Mean Blonde Kid decides to go on and try to take out Ralph Macchio's leg, right, but it doesn't work, because Macchio is the Hero and the Hero always wins--and NotQuiteAsMean Blonde Kid obviously hates himself for it and is all, I love you--I mean, is all *grovel* *simper* *second place* after Ralph Macchio has beaten him. Dude has just kicked this kid's ass, humiliated him in front of his Sensai, whom you just know is going to berate him all the way home with "Couldn't even beat an injured fighter, you whimp!" not to mention gotten the girl, and Blonde Kid is still all, *♥*
Blonde kid is still a bully. He still sucks because he made that choice to go ahead and do the wrong thing in a moment of pressure. But you can't quite hate him, because he's obviously gained new respect for Our Hero, and because Ralph Macchio is Heroic, he forgives him on the spot because he is a gracious winner. This is obviously not quite like Draco cheating at Quidditch and the stakes involving who catching the Snitch. It's interesting, I think, that you can draw the parallels of fighting in a game out to a certain extent, and still not get to the crucial issue here, because in the Karate Kid, it is still a game, and the question of whether or not to deliberately injure someone in a competition isn't the same as whether to point your wand at them and say 'Avada Kedavra.'
It makes me wonder what sorts of moral limits there are in the wizarding world. Beyond the Unforgivables. Would Draco use Crucio on someone? We've seen that Harry would. Would Draco force someone to take Veritaserum and then blackmail them based on the information they revealed? Would Harry? Would they ever have to make the choice of whether or not to obey someone who wanted them to go beyond their personal morality?

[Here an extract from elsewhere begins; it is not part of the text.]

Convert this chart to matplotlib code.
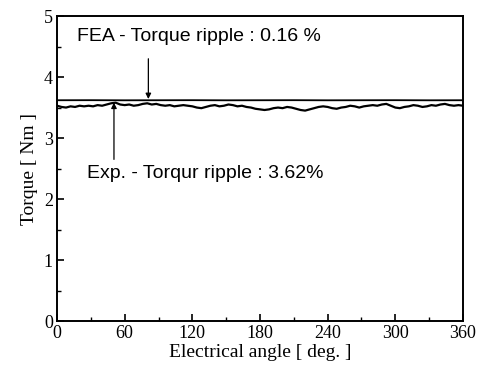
import matplotlib
matplotlib.use("Agg")
import matplotlib.pyplot as plt
from matplotlib.ticker import MultipleLocator

# Data
exp_angle = list(range(0, 361, 4))
exp_torque = [3.53, 3.51, 3.50, 3.52, 3.51, 3.53, 3.52, 3.53, 3.52, 3.54,
              3.53, 3.55, 3.57, 3.58, 3.55, 3.54, 3.55, 3.53, 3.54, 3.56,
              3.57, 3.55, 3.56, 3.54, 3.53, 3.54, 3.52, 3.53, 3.54, 3.53,
              3.52, 3.50, 3.49, 3.51, 3.53, 3.54, 3.52, 3.53, 3.55, 3.54,
              3.52, 3.53, 3.51, 3.50, 3.48, 3.47, 3.46, 3.47, 3.49, 3.50,
              3.49, 3.51, 3.50, 3.48, 3.46, 3.45, 3.47, 3.49, 3.51, 3.52,
              3.51, 3.49, 3.48, 3.50, 3.51, 3.53, 3.52, 3.50, 3.52, 3.53,
              3.54, 3.53, 3.55, 3.56, 3.53, 3.50, 3.49, 3.51, 3.52, 3.54,
              3.53, 3.51, 3.52, 3.54, 3.53, 3.55, 3.56, 3.54, 3.53, 3.54,
              3.53]
fea_angle = [0, 30, 60, 90, 120, 150, 180, 210, 240, 270, 300, 330, 360]
fea_torque = [3.62, 3.621, 3.619, 3.62, 3.621, 3.619, 3.62, 3.621, 3.619, 3.62, 3.621, 3.619, 3.62]

x_ticks = [0, 60, 120, 180, 240, 300, 360]
y_ticks = [0, 1, 2, 3, 4, 5]

fea_label = "FEA - Torque ripple : 0.16 %"
exp_label = "Exp. - Torqur ripple : 3.62%"

fig = plt.figure(figsize=(4.84, 3.74), dpi=100)
ax = fig.add_axes([0.1178, 0.1417, 0.8388, 0.8153])

ax.plot(fea_angle, fea_torque, color="black", lw=1.3)
ax.plot(exp_angle, exp_torque, color="black", lw=1.6)

ax.set_xlim(0, 360)
ax.set_ylim(0, 5)
ax.set_xticks(x_ticks)
ax.set_yticks(y_ticks)
ax.xaxis.set_minor_locator(MultipleLocator(30))
ax.yaxis.set_minor_locator(MultipleLocator(0.5))
ax.tick_params(which="major", direction="in", length=5, width=1.2,
               labelsize=13, pad=3)
ax.tick_params(which="minor", direction="in", length=3, width=1.0)
for lab in ax.get_xticklabels() + ax.get_yticklabels():
    lab.set_fontfamily("Liberation Serif")
for s in ax.spines.values():
    s.set_linewidth(1.4)

ax.set_xlabel("Electrical angle [ deg. ]", fontfamily="Liberation Serif", fontsize=14, labelpad=1)
ax.set_ylabel("Torque [ Nm ]", fontfamily="Liberation Serif", fontsize=14, labelpad=4)

ax.text(18, 4.66, fea_label, fontfamily="Liberation Sans", fontsize=14,
        ha="left", va="center")
ax.annotate("", xy=(81, 3.64), xytext=(81, 4.3),
            arrowprops=dict(arrowstyle="-|>", color="black", lw=0.9,
                            mutation_scale=8, shrinkA=0, shrinkB=0))
ax.annotate("", xy=(50.5, 3.58), xytext=(50.5, 2.65),
            arrowprops=dict(arrowstyle="-|>", color="black", lw=0.9,
                            mutation_scale=8, shrinkA=0, shrinkB=0))
ax.text(27, 2.42, exp_label, fontfamily="Liberation Sans", fontsize=14,
        ha="left", va="center")

fig.savefig("out.png", dpi=100)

And, if that happened, would it be okay? Could we forgive them? Could they forgive each other? That was a pretty shitty thing Blonde Kid did--the equivalent of kicking a competitor already down with jelly-legs. But we've forgiven him by the end because, hey, the Karate Kid did, and we're all feeling gracious, and besides, can't you tell he's sorry for what he did? (Ah, the 80's, a time of clearer moral values and keener moral judgments. Snerk.) Not only that, but far more importantly--he's just a kid.

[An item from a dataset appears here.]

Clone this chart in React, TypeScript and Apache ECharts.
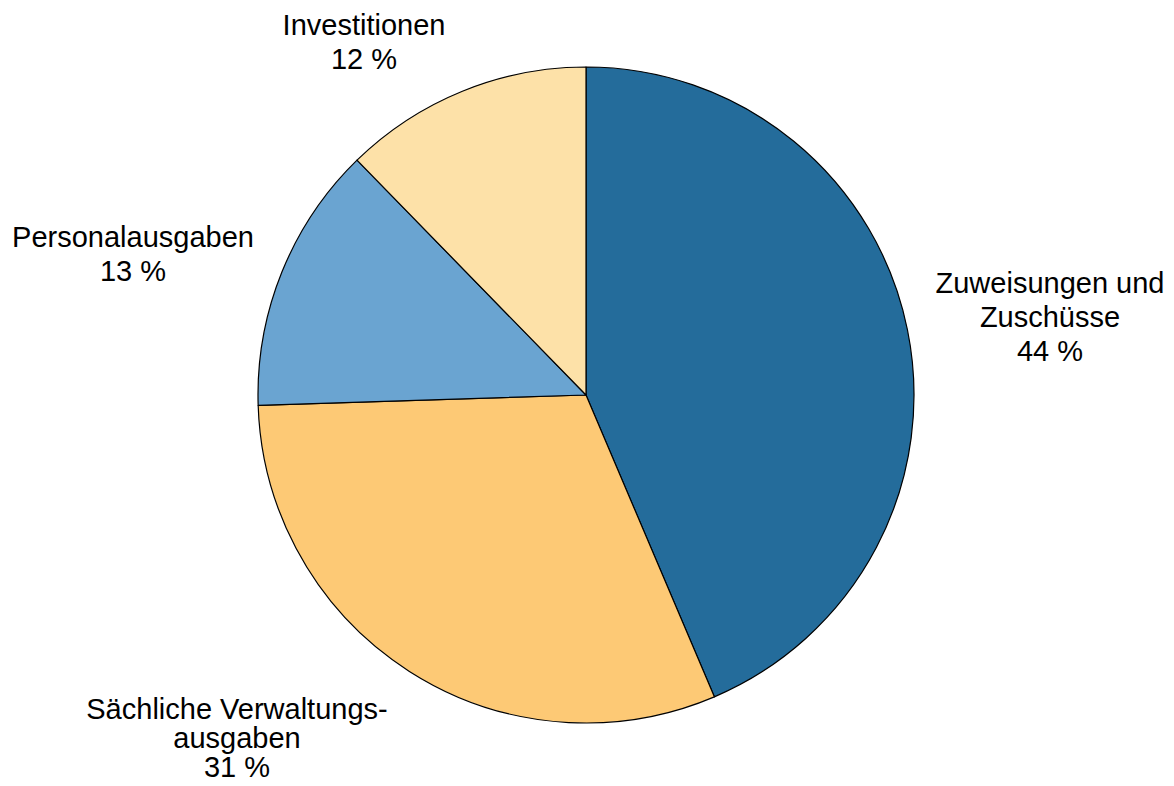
import React, { useEffect, useRef } from "react";
import * as echarts from "echarts";

const categories = ["Zuweisungen und\nZuschüsse", "Sächliche Verwaltungs-\nausgaben", "Personalausgaben", "Investitionen"];
const values = [43.6, 30.9, 13.2, 12.3];
const percentLabels = ["44 %", "31 %", "13 %", "12 %"];
const colors = ["#246c9b", "#fdc975", "#6aa4d1", "#fde1a8"];
const labelAnchors = [
  [1050, 317],
  [237, 738],
  [133, 254],
  [364, 42],
];
const labelLineHeights = [34, 29, 34, 34];

export default function App() {
  const ref = useRef<HTMLDivElement>(null);
  useEffect(() => {
    if (!ref.current) return;
    const chart = echarts.init(ref.current, null, { renderer: "svg" });
    chart.setOption({
      animation: false,
      backgroundColor: "#ffffff",
      series: [
        {
          type: "pie",
          center: [586, 395],
          radius: 328,
          startAngle: 90,
          clockwise: true,
          avoidLabelOverlap: false,
          itemStyle: { borderColor: "#000000", borderWidth: 1.2 },
          label: {
            show: true,
            position: "outside",
            fontFamily: "Liberation Sans, Arial, sans-serif",
            fontSize: 29,
            color: "#000000",
            align: "center",
            formatter: (p: any) => `${categories[p.dataIndex]}\n${percentLabels[p.dataIndex]}`,
          },
          labelLine: { show: false },
          labelLayout: (p: any) => ({
            x: labelAnchors[p.dataIndex][0],
            y: labelAnchors[p.dataIndex][1],
            align: "center",
            verticalAlign: "middle",
          }),
          emphasis: { disabled: true },
          data: values.map((v, i) => ({
            value: v,
            name: categories[i],
            itemStyle: { color: colors[i] },
            label: { lineHeight: labelLineHeights[i] },
          })),
        },
      ],
    });
    return () => chart.dispose();
  }, []);
  return (
    <div
      ref={ref}
      style={{ position: "absolute", left: 0, top: 0, width: 1174, height: 786 }}
    />
  );
}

It makes me reflect that Draco isn't yet off the playing field mentally. He's still, just a kid. The thing between him and Harry has always still been about Quidditch to him, at least until his father is taken. Harry hasn't been a kid in so many ways for years, and Quidditch is the only competition of his life that is just a game. Draco should get to play the "he's just a kid" card, at least once--but will he, in a world where his main rival has been forced so far ahead of him for years, in a world where he's really not ready for the stakes and the seriousness of the competition ahead of him?

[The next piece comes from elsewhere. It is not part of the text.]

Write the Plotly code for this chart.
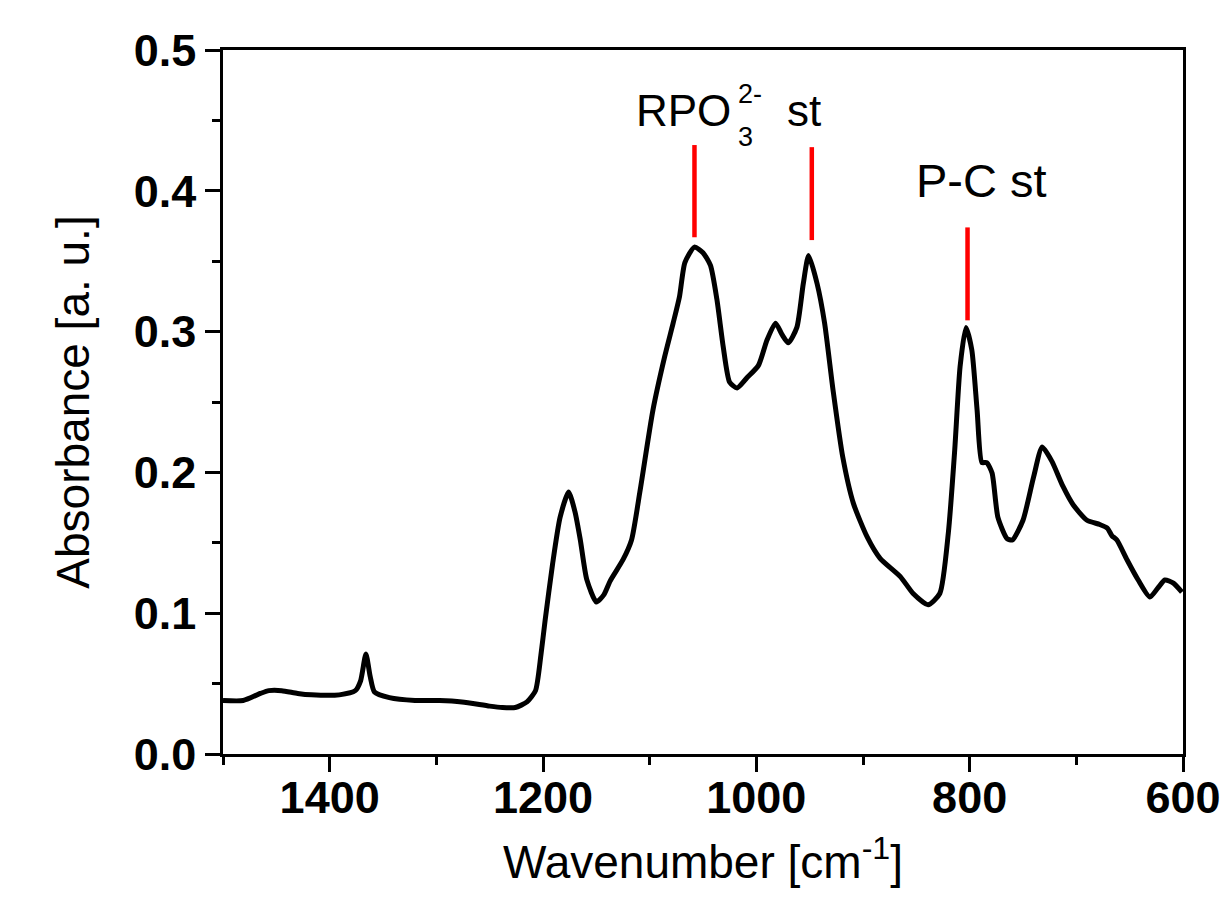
import plotly.graph_objects as go

# Spectrum data
wavenumber = [1500, 1481, 1465, 1457, 1445, 1430, 1417, 1391, 1376, 1371, 1366, 1362, 1358, 1344,
              1320, 1297, 1276, 1250, 1238, 1226, 1215, 1207, 1202, 1198, 1191, 1184, 1176, 1170,
              1165, 1159, 1150, 1143, 1137, 1125, 1117, 1109, 1097, 1086, 1078, 1072, 1067, 1058,
              1050, 1043, 1037, 1031, 1025, 1018, 1009, 998, 990, 982, 976, 970, 962, 956, 951,
              943, 936, 928, 919, 909, 896, 884, 865, 853, 839, 828, 820, 814, 809, 803.5, 798,
              793, 788.5, 784, 779, 773.5, 765, 760, 750, 740, 732, 723, 712.5, 703, 690, 678,
              671, 666.6, 662, 652.5, 642, 631, 623.5, 617, 609, 601]
absorbance = [0.038, 0.038, 0.043, 0.045, 0.045, 0.043, 0.042, 0.042, 0.045, 0.052, 0.071, 0.055, 0.044, 0.040,
              0.038, 0.038, 0.037, 0.034, 0.033, 0.033, 0.037, 0.045, 0.070, 0.095, 0.135, 0.168, 0.186, 0.172,
              0.152, 0.124, 0.108, 0.113, 0.123, 0.138, 0.152, 0.187, 0.244, 0.282, 0.306, 0.325, 0.349, 0.360,
              0.356, 0.347, 0.323, 0.289, 0.264, 0.260, 0.267, 0.276, 0.294, 0.306, 0.298, 0.292, 0.303, 0.334, 0.354,
              0.334, 0.306, 0.258, 0.211, 0.178, 0.154, 0.139, 0.126, 0.114, 0.106, 0.114, 0.157, 0.216, 0.275, 0.303, 0.287,
              0.244, 0.207, 0.207, 0.1995, 0.168, 0.153, 0.152, 0.166, 0.197, 0.218, 0.208, 0.190, 0.177, 0.166, 0.163,
              0.1605, 0.155, 0.152, 0.138, 0.1236, 0.1115, 0.118, 0.1236, 0.1214, 0.115]

# Peak marker lines (red)
marker_x = [1058, 948, 802]
marker_top = [0.4325, 0.431, 0.374]
marker_bottom = [0.367, 0.365, 0.308]

x_ticks = [1400, 1200, 1000, 800, 600]
y_ticks = [0.0, 0.1, 0.2, 0.3, 0.4, 0.5]

FONT = "Arial, Liberation Sans, sans-serif"

fig = go.Figure()
fig.add_trace(go.Scatter(x=wavenumber, y=absorbance, mode="lines",
                         line=dict(color="black", width=5, shape="spline", smoothing=0.6),
                         showlegend=False, hoverinfo="skip"))

mx, my = [], []
for xv, t, b in zip(marker_x, marker_top, marker_bottom):
    mx += [xv, xv, None]
    my += [b, t, None]
fig.add_trace(go.Scatter(x=mx, y=my, mode="lines", line=dict(color="#ff0000", width=4.5),
                         showlegend=False, hoverinfo="skip"))

axis_common = dict(showline=True, linecolor="black", linewidth=2.5, mirror=True,
                   ticks="outside", ticklen=15, tickwidth=2.5, tickcolor="black",
                   showgrid=False, zeroline=False, automargin=False,
                   tickfont=dict(family=FONT, size=45, color="black", weight="bold"),
                   title_font=dict(family=FONT, size=46, color="black"))

fig.update_xaxes(range=[1500, 600], tickvals=x_ticks, ticktext=[str(v) for v in x_ticks],
                 minor=dict(ticks="outside", ticklen=8, tickwidth=2.5, tickcolor="black", dtick=100, tick0=600),
                 title_text="Wavenumber [cm<sup>-1</sup>]", title_standoff=25, ticklabelstandoff=-13,
                 **axis_common)
fig.update_yaxes(range=[0, 0.5], tickvals=y_ticks, ticktext=[f"{v:.1f}" for v in y_ticks],
                 minor=dict(ticks="outside", ticklen=8, tickwidth=2.5, tickcolor="black", dtick=0.05, tick0=0),
                 title_text="Absorbance [a. u.]", title_standoff=30, **axis_common)

ann_font = dict(family=FONT, size=44, color="black")
pc_font = dict(family=FONT, size=47, color="black")
small_font = dict(family=FONT, size=27, color="black")
fig.add_annotation(x=1022, y=0.457, text="RPO", showarrow=False, xanchor="right", yanchor="middle", font=ann_font)
fig.add_annotation(x=1019, y=0.4685, text="2-", showarrow=False, xanchor="left", yanchor="middle", font=small_font)
fig.add_annotation(x=1019, y=0.438, text="3", showarrow=False, xanchor="left", yanchor="middle", font=small_font)
fig.add_annotation(x=973, y=0.457, text="st", showarrow=False, xanchor="left", yanchor="middle", font=ann_font)
fig.add_annotation(x=789, y=0.407, text="P-C st", showarrow=False, xanchor="center", yanchor="middle", font=pc_font)

fig.update_layout(width=1221, height=909, plot_bgcolor="white", paper_bgcolor="white",
                  margin=dict(l=223, r=38, t=50, b=155, autoexpand=False), font=dict(family=FONT))

fig.write_html("out.html", config={"displayModeBar": False},
               post_script="document.body.style.margin='0px';document.body.style.overflow='hidden';")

Selfishly, protectively, I don't want to see Draco go the way of the bully in the Karate Kid. I want him to understand for himself where his moral limits are, learn them before they are tested, and be able to hold fast to them. If, however, it takes being faced with a real choice in order to know where his morality lies, in order for him to establish his own moral code, then I'd be all for it.
Except that one wrong choice in this world, in this war, might be the only wrong choice he ever gets to make. And all his feeling sorry for it after the fact might be too late.